Ya sé que no es Willy, sino Phileas. Y tampoco aparecen Rigodón ni Tico, sino el atlético Passepartout. Tanto lo sé que es una de mis novelas de aventuras favoritas. Pero el nombre de Willy tiene su coña y estoy convencido de que al señor Verne poco le importaría la licencia. Total, a lo que voy: yo, de mayor, quiero ser Willy Fogg.

No se puede imaginar bien el mosqueo rotundo que tengo a esta hora. Bueno, exactamente a esta hora, no: cuando toque leer lo que ahora escribo, más bien. Porque, en este momento, enfadado, lo que se dice enfadado, no estoy. Tecleo una tarde de sábado preciosa, con una copa de un vino de Oporto, rubí, para más señas. Lo hago después de un par de días pateando con mi compañera de vida y pesares un trocito del Norte de Portugal, al que tanto amamos, descubriendo ciudades preciosas y buscando esencias básicas para llenar el tramo que nos queda hasta la próxima vez. He escrito que comparto con ella vida y pesares pero, claro, también placeres y lugares y entusiasmo y ambiciones y proyectos, porque la vida y la pena se viene y se va sola, así que nos empeñamos en construir lo del medio, para estorbar al diagnóstico sádico de los tristes. Así que no, ahora mismo enfadado, no, sino ahora justo, en el momento de leerlo, porque ya no estoy donde estoy, sino de vuelta. Y el café de la mañana, por bueno que lo ponga Marina, no sabe igual que el vino a la tarde. Además, por recordarlo nada más, es lunes.

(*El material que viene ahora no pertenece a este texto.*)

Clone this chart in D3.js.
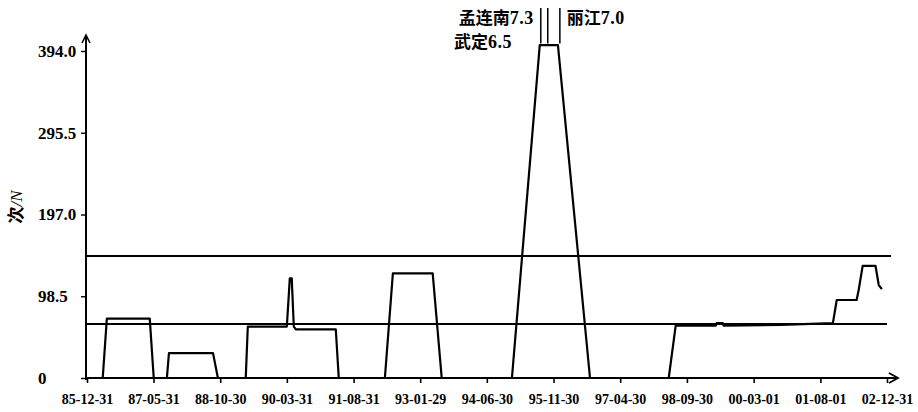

Por eso, porque me gusta más una cosa que la otra, quiero ser Willy Fogg, y me esfuerzo para lograrlo, pero nunca me parece bastante. He leído hace poco que la literatura de viajes anda de capa caída. Es una lástima. Yo no la practico en puridad, pero anoto en mis cuadernos las experiencias que sumo cuando viajo. Unas veces la moneda anduvo más larga y pudimos alejarnos mucho y otras, la mayoría, anda muy corta, lo que reduce la distancia, pero no la emoción. El resto de las veces, eternas, no hay moneda o, si la hay, no hay ocasión, y entonces releo mis notas y veo las fotos y juego con los trozos de papel que me traigo, con los billetes de los elevadores que monto, con la propaganda oficial de las ciudades que piso y con los periódicos en extranjero que intento comprender. Porque mi cuerpo está por aquí, pero mi cabeza anda suelta casi siempre.

Y, puestos a confesar, obligado por la machacona certidumbre de los tiempos comunes que transito, cada noche, haga frío o haga calor, cierro los ojos y viajo. El día que no lo haga, nada merecerá mucho la pena, como si ya no estuviera. Por eso, si hoy cualquiera me encontrase enfadado, que no me llame por mi nombre; mejor me vale un "¡hasta pronto, Willy Fogg!". Aviso. Por si acaso.